* [Exercise details]
Transcribe the lines below verbatim, skipping the images.
## Begin Data extract
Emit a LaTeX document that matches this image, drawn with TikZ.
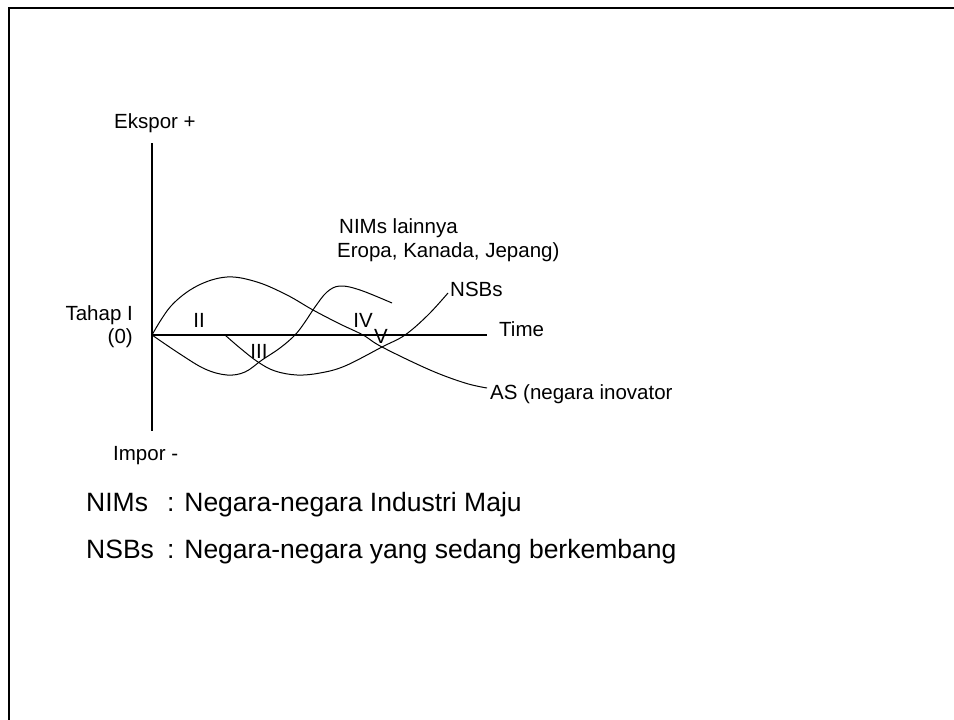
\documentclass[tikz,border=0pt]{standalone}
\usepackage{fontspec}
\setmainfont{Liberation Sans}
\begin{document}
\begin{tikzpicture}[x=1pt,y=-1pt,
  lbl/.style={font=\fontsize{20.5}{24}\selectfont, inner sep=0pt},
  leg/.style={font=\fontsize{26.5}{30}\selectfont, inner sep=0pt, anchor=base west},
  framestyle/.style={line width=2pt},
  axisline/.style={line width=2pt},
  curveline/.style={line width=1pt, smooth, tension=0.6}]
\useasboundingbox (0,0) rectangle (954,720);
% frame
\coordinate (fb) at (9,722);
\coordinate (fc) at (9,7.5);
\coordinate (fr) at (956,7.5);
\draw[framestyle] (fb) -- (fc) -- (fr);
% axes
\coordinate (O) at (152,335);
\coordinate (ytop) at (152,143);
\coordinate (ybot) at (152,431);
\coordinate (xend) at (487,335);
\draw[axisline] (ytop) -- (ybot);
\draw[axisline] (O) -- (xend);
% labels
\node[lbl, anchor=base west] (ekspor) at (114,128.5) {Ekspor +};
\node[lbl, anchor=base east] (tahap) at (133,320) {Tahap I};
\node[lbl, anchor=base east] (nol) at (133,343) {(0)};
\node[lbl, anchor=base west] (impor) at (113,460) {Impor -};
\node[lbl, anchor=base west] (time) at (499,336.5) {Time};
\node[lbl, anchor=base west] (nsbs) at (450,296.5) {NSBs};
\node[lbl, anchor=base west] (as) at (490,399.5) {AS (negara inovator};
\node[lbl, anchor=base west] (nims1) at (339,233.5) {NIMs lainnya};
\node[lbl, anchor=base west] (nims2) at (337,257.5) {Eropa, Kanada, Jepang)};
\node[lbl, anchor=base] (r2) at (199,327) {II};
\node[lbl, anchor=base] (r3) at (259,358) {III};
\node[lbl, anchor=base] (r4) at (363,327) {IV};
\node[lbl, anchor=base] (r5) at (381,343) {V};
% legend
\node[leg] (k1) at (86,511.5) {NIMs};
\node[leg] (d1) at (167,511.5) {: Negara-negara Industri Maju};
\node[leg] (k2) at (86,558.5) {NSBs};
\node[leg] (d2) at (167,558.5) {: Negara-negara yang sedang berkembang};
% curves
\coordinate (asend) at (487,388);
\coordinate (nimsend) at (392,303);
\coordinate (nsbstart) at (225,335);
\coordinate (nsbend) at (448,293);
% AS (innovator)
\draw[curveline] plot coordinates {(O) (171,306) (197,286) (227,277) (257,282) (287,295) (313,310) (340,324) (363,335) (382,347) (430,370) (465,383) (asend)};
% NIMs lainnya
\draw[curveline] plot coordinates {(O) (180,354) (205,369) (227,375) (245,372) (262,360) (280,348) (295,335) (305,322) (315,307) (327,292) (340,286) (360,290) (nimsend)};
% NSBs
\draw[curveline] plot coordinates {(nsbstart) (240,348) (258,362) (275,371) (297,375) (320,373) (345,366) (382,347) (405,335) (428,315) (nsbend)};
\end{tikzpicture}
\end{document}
## End Data extract
* [Complete output]
Emit a LaTeX document that matches this image, drawn with TikZ.
\documentclass[tikz,border=0pt]{standalone}
\usepackage{fontspec}
\setmainfont{Liberation Sans}
\begin{document}
\begin{tikzpicture}[x=1pt,y=-1pt,
  lbl/.style={font=\fontsize{20.5}{24}\selectfont, inner sep=0pt},
  leg/.style={font=\fontsize{26.5}{30}\selectfont, inner sep=0pt, anchor=base west},
  framestyle/.style={line width=2pt},
  axisline/.style={line width=2pt},
  curveline/.style={line width=1pt, smooth, tension=0.6}]
\useasboundingbox (0,0) rectangle (954,720);
% frame
\coordinate (fb) at (9,722);
\coordinate (fc) at (9,7.5);
\coordinate (fr) at (956,7.5);
\draw[framestyle] (fb) -- (fc) -- (fr);
% axes
\coordinate (O) at (152,335);
\coordinate (ytop) at (152,143);
\coordinate (ybot) at (152,431);
\coordinate (xend) at (487,335);
\draw[axisline] (ytop) -- (ybot);
\draw[axisline] (O) -- (xend);
% labels
\node[lbl, anchor=base west] (ekspor) at (114,128.5) {Ekspor +};
\node[lbl, anchor=base east] (tahap) at (133,320) {Tahap I};
\node[lbl, anchor=base east] (nol) at (133,343) {(0)};
\node[lbl, anchor=base west] (impor) at (113,460) {Impor -};
\node[lbl, anchor=base west] (time) at (499,336.5) {Time};
\node[lbl, anchor=base west] (nsbs) at (450,296.5) {NSBs};
\node[lbl, anchor=base west] (as) at (490,399.5) {AS (negara inovator};
\node[lbl, anchor=base west] (nims1) at (339,233.5) {NIMs lainnya};
\node[lbl, anchor=base west] (nims2) at (337,257.5) {Eropa, Kanada, Jepang)};
\node[lbl, anchor=base] (r2) at (199,327) {II};
\node[lbl, anchor=base] (r3) at (259,358) {III};
\node[lbl, anchor=base] (r4) at (363,327) {IV};
\node[lbl, anchor=base] (r5) at (381,343) {V};
% legend
\node[leg] (k1) at (86,511.5) {NIMs};
\node[leg] (d1) at (167,511.5) {: Negara-negara Industri Maju};
\node[leg] (k2) at (86,558.5) {NSBs};
\node[leg] (d2) at (167,558.5) {: Negara-negara yang sedang berkembang};
% curves
\coordinate (asend) at (487,388);
\coordinate (nimsend) at (392,303);
\coordinate (nsbstart) at (225,335);
\coordinate (nsbend) at (448,293);
% AS (innovator)
\draw[curveline] plot coordinates {(O) (171,306) (197,286) (227,277) (257,282) (287,295) (313,310) (340,324) (363,335) (382,347) (430,370) (465,383) (asend)};
% NIMs lainnya
\draw[curveline] plot coordinates {(O) (180,354) (205,369) (227,375) (245,372) (262,360) (280,348) (295,335) (305,322) (315,307) (327,292) (340,286) (360,290) (nimsend)};
% NSBs
\draw[curveline] plot coordinates {(nsbstart) (240,348) (258,362) (275,371) (297,375) (320,373) (345,366) (382,347) (405,335) (428,315) (nsbend)};
\end{tikzpicture}
\end{document}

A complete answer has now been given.